Niyazi Berkes, Unutulan Yıllar adlı hatıratında halk evlerinin köye açılma yıllarında köylünün “halktan” sayılmadığını söyler; buna mukabil halkçılık denilince akla köylerin gelmesindeki garabete de değinmeden edemez.

Aydın-halk çelişkisinin Yaban’dan beri yakamızı bırakmadığına, en son deprem felaketi sırasında bölgeyi ziyaret eden siyasilerimizin gördüğü tepkiler karşısında otobüs camları artı koruma ordularının ardından halkı selamlamakla (!) yetindiklerini görünce iyiden iyiye kanaat getirdim.

Gerçekten de niçin yöneticilerimiz halkla bütünleşemiyor, ondan ürküyor, çekiniyor, bire bir muhatap olamıyorlar? Seçim meydanlarında kule gibi platformlardan halka tepeden konuşmaya gelince varlar, televizyonlardan göz göze gelmedikleri güruha karşı esip gürlemeye, “aziz vatandaşlarım” nutuklarına sığınmaya gelince varlar; fakat enkazdan iki tane taş kaldırmaya, mağdur bir çocuğun pabucunu bağlamaya yahut iki çift sözle şikayette bulunmaya gelince sıra, ara ki bulasın onları!

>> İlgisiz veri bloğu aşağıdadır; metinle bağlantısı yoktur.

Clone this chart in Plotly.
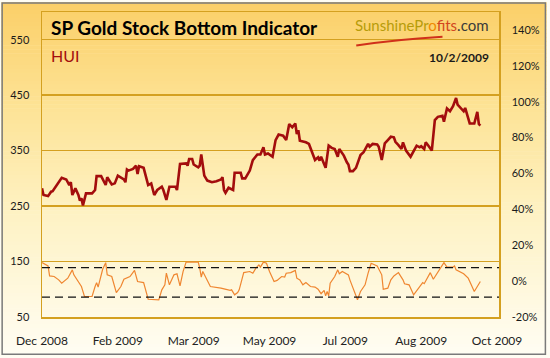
import pandas as pd
import plotly.graph_objects as go

# ---------------- data ----------------
start_date = "2008-12-17"

hui_day = [0, 1, 4, 6, 7, 10, 13, 16, 18, 19, 20, 22, 24, 25, 26, 27, 29, 33, 35, 36,
           39, 42, 43, 46, 48, 50, 54, 55, 56, 57, 60, 62, 63, 64, 67, 70, 72, 74, 76, 79,
           80, 82, 84, 88, 89, 91, 95, 96, 97, 99, 100, 103, 104, 105, 107, 109, 112, 115, 118, 119,
           120, 121, 123, 126, 127, 131, 132, 134, 137, 139, 142, 144, 146, 147, 149, 152, 154, 156, 159, 161,
           163, 165, 167, 168, 169, 170, 174, 176, 178, 180, 182, 183, 184, 187, 189, 191, 193, 195, 196, 199,
           201, 202, 203, 205, 207, 210, 212, 215, 216, 218, 221, 222, 224, 226, 228, 230, 232, 233, 235, 237,
           238, 240, 243, 245, 247, 249, 250, 252, 253, 255, 257, 259, 261, 264, 265, 267, 269, 271, 273, 274,
           277, 278, 279, 281, 282, 285, 286, 287, 288, 289]
hui_value = [282, 270, 268, 276, 277, 288, 301, 298, 288, 293, 270, 282, 270, 260, 264, 251, 273, 273, 279, 304,
             304, 288, 302, 289, 291, 305, 298, 293, 316, 314, 317, 323, 308, 322, 319, 288, 291, 270, 279, 285,
             279, 261, 285, 285, 279, 326, 327, 323, 335, 335, 325, 320, 323, 343, 305, 296, 293, 295, 298, 302,
             279, 274, 283, 279, 310, 310, 300, 300, 314, 333, 343, 343, 356, 343, 345, 339, 369, 379, 377, 369,
             398, 392, 399, 380, 387, 368, 365, 362, 347, 333, 338, 332, 339, 319, 359, 355, 353, 339, 353, 341,
             329, 325, 313, 313, 319, 342, 347, 362, 357, 362, 361, 357, 333, 363, 369, 375, 374, 366, 360, 353,
             365, 350, 339, 350, 359, 356, 358, 353, 365, 358, 350, 405, 411, 413, 402, 426, 421, 430, 445, 433,
             425, 421, 427, 410, 399, 399, 410, 420, 398, 395]

ind_day = [0, 4, 5, 8, 11, 13, 17, 20, 21, 24, 26, 28, 33, 35, 36, 37, 39, 40, 42, 43,
           46, 49, 52, 54, 58, 61, 63, 67, 70, 74, 77, 79, 81, 82, 84, 87, 89, 91, 93, 95,
           103, 104, 105, 106, 111, 118, 122, 124, 125, 127, 129, 130, 133, 137, 139, 141, 143, 144, 146, 148,
           150, 153, 155, 158, 160, 161, 164, 167, 168, 170, 172, 174, 177, 180, 182, 184, 186, 187, 188, 189,
           190, 193, 195, 196, 198, 202, 203, 205, 207, 208, 210, 213, 215, 217, 221, 224, 225, 228, 230, 232,
           235, 238, 239, 242, 245, 248, 251, 252, 254, 256, 258, 261, 265, 267, 271, 272, 273, 278, 281, 283,
           285, 287, 289]
ind_value = [148, 142, 124, 123, 117, 111, 120, 135, 126, 114, 105, 87, 87, 105, 112, 104, 126, 136, 148, 126,
             123, 94, 105, 118, 123, 134, 114, 112, 82, 82, 81, 99, 108, 129, 108, 126, 128, 106, 132, 149,
             149, 138, 122, 132, 105, 102, 99, 98, 99, 90, 94, 99, 130, 132, 129, 138, 144, 140, 149, 147,
             132, 114, 116, 123, 122, 129, 130, 134, 120, 117, 108, 112, 105, 104, 100, 92, 98, 88, 96, 88,
             111, 123, 135, 128, 132, 126, 117, 102, 87, 81, 96, 108, 129, 147, 142, 126, 100, 102, 117, 124,
             130, 117, 110, 108, 90, 102, 112, 110, 120, 130, 118, 130, 148, 140, 140, 142, 135, 128, 120, 108,
             96, 105, 114]

upper_band = 139
lower_band = 86

y_ticks = [50, 150, 250, 350, 450, 550]
pct_ticks = [-20, 0, 20, 40, 60, 80, 100, 120, 140]
pct_text = ["%d%%" % v for v in pct_ticks]
x_tick_day = [0, 50, 100, 150, 200, 250, 300]
x_tick_text = ["Dec 2008", "Feb 2009", "Mar 2009", "May 2009", "Jul 2009", "Aug 2009", "Oct 2009"]

title_text = "SP Gold Stock Bottom Indicator"
series_name = "HUI"
date_label = "10/2/2009"

# ---------------- geometry ----------------
W, H = 550, 358
ML, MR, MT, MB = 41, 48, 10, 39
PW, PH = W - ML - MR, H - MT - MB


def px_x(px):
    return (px - ML) / PW


def px_y(py):
    return (H - MB - py) / PH


t0 = pd.Timestamp(start_date)
hui_x = t0 + pd.to_timedelta(hui_day, unit="D")
ind_x = t0 + pd.to_timedelta(ind_day, unit="D")
tick_x = t0 + pd.to_timedelta(x_tick_day, unit="D")
x_range = [t0, t0 + pd.Timedelta(days=301.3)]

fig = go.Figure()

fig.add_trace(go.Scatter(x=hui_x, y=hui_value, mode="lines", name=series_name,
                         line=dict(color="#A30D0D", width=2.6), hoverinfo="skip"))
fig.add_trace(go.Scatter(x=ind_x, y=ind_value, mode="lines", name="Indicator",
                         line=dict(color="#EF8630", width=1.2), hoverinfo="skip"))
# right axis carrier (no visible marks)
fig.add_trace(go.Scatter(x=[hui_x[0]], y=[None], yaxis="y2", mode="lines",
                         showlegend=False, hoverinfo="skip"))

for lvl in (upper_band, lower_band):
    fig.add_hline(y=lvl, line=dict(color="#111111", width=1.3, dash="8px,5px"), layer="above")

# ---------------- gradient background ----------------
stops = [(0.0, (251, 207, 104)), (0.3, (253, 227, 150)), (0.6, (254, 242, 196)), (1.0, (255, 253, 243))]


def grad(t):
    for (a, ca), (b, cb) in zip(stops[:-1], stops[1:]):
        if a <= t <= b:
            f = (t - a) / (b - a)
            return tuple(round(ca[k] + (cb[k] - ca[k]) * f) for k in range(3))
    return stops[-1][1]


shapes = []
N = 90
for i in range(N):
    top = H * i / N
    bot = H * (i + 1) / N
    c = grad((i + 0.5) / N)
    shapes.append(dict(type="rect", xref="paper", yref="paper",
                       x0=px_x(0), x1=px_x(W), y0=px_y(bot + 0.5), y1=px_y(top),
                       fillcolor="rgb(%d,%d,%d)" % c, line=dict(width=0), layer="below"))

# outer border
shapes.append(dict(type="rect", xref="paper", yref="paper",
                   x0=px_x(0.8), x1=px_x(W - 1.2), y0=px_y(H - 1.2), y1=px_y(0.8),
                   line=dict(color="#7A7A7A", width=1.5), fillcolor="rgba(0,0,0,0)", layer="above"))
# logo swoosh
shapes.append(dict(type="path", xref="paper", yref="paper",
                   path="M %f,%f Q %f,%f %f,%f" % (px_x(358), px_y(44), px_x(395), px_y(38),
                                                    px_x(445), px_y(35)),
                   line=dict(color="#D0301A", width=2), layer="above"))

gold = "#D4A020"
font_main = "Lato, 'Open Sans', sans-serif"

fig.update_layout(
    width=W, height=H,
    margin=dict(l=ML, r=MR, t=MT, b=MB, pad=0),
    paper_bgcolor="rgb(255,253,243)",
    plot_bgcolor="rgba(0,0,0,0)",
    showlegend=False,
    hovermode=False,
    font=dict(family=font_main, color="#1a1a1a"),
    shapes=list(fig.layout.shapes) + shapes,
    xaxis=dict(type="date", range=x_range, tickvals=tick_x, ticktext=x_tick_text,
               showgrid=False, zeroline=False, showline=True, linecolor=gold, linewidth=1.5,
               mirror=True, ticks="outside", ticklen=12, tickcolor="rgba(0,0,0,0)",
               tickfont=dict(size=12, color="#222222")),
    yaxis=dict(range=[50, 600], tickvals=y_ticks, showgrid=True, gridcolor=gold, gridwidth=1.5,
               zeroline=False, showline=True, linecolor=gold, linewidth=1.5,
               ticks="outside", ticklen=9, tickcolor="rgba(0,0,0,0)",
               tickfont=dict(size=11, color="#1a1a1a")),
    yaxis2=dict(range=[-20, 150], tickvals=pct_ticks, ticktext=pct_text, overlaying="y", side="right",
                anchor="x", showgrid=False, zeroline=False, showline=True, linecolor=gold, linewidth=1.5,
                ticks="outside", ticklen=9, tickcolor="rgba(0,0,0,0)",
                tickfont=dict(size=11, color="#1a1a1a")),
    annotations=[
        dict(text="<b>%s</b>" % title_text, xref="paper", yref="paper", x=px_x(48), y=px_y(26),
             xanchor="left", yanchor="middle", showarrow=False,
             font=dict(size=19, color="#000000", family=font_main)),
        dict(text=series_name, xref="paper", yref="paper", x=px_x(48), y=px_y(54),
             xanchor="left", yanchor="middle", showarrow=False,
             font=dict(size=16, color="#A30D0D", family=font_main)),
        dict(text="<b>%s</b>" % date_label, xref="paper", yref="paper", x=px_x(494), y=px_y(56),
             xanchor="right", yanchor="middle", showarrow=False,
             font=dict(size=12, color="#1a1a1a", family=font_main)),
        dict(text="<span style='color:#B79C0A'>Sunshine</span><span style='color:#B79C0A'>Pr</span>"
                  "<span style='color:#F08A00'>o</span><span style='color:#D2461E'>fits</span>"
                  "<span style='color:#3A3A3A'>.com</span>",
             xref="paper", yref="paper", x=px_x(494), y=px_y(23),
             xanchor="right", yanchor="middle", showarrow=False,
             font=dict(size=15, family=font_main)),
    ],
)

fig.write_html("out.html", config={"displayModeBar": False, "staticPlot": True},
               post_script="document.body.style.margin='0px';document.body.style.overflow='hidden';")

Bir de şunu anlamıyorum: Başbakan’a çalışmalardan şikayetçi olan kadın, “görevlilerce” içeri alınıp sorgulanmış! Bu, vatandaş boğazına kadar derde gömülse de şikayet etmemeli, devletin her yaptığını sineye çekmeli anlamına mı geliyor? Yani şikayet edilince devlet mi sarsılıyor? Bunlar bir şikayetlik canı olduğunu zannediyorlar herhalde devletin!

Sivil ruh ayağa kalk

17 Ağustos depremi, devletten önce halkın seferberlik ilan ettiği bir felaket oldu. Lapseki’den kalkıp İzmit’e gelen ve depremzedelerin su alan ayakkabılarını bedava tamir eden dededen elleriyle yaptığı poğaça ve börekleri deprem bölgesine gönderen İzmirli hanımlara kadar gerçekten göz yaşartıcı sahneler yaşandı halk arasında.

Tabii bu kadar kendi işini kendisi görmeye alışan bir toplum, yeri geldiğinde devlet adamlarına tepkisini belli etmekte gecikmeyecekti.

Şunu merak ediyorum idare sistemimiz bakımından: Ya bu deprem Marmara Denizi gibi müthiş bir ulaşım kolaylığının etrafında değil de Anadolu’nun ücra şehirlerinde vuku bulsaydı, ya depremi İstanbul ve Bursa gibi iki sanayi devi az hasarla atlatmasa ve yardımlarını hemen boca edemeseydi, ya sivil inisiyatif de bu kadar erken işe koyulmasaydı, depremin bilançosunu tasavvur edebiliyor musunuz? Bu kadar büyük üç avantaj varken 48 saat sonra olaya müdahale edebiliyorsa idaremiz ve bugün bile çadır açığı devam ediyorsa, beterinden gerçekten Allah korusun!

Halk şikayet ve hatta isyan etmekte haklı bir bakıma. Ancak bunun bir sivil uyanışa dönüşüp dönüşmeyeceğini zaman gösterecek. Zira sivil uyanış, tehevvürler ve heyecanlarla değil, bir şeyler yapma azminin uzun vadede kurumlaşmasıyla vücut bulur.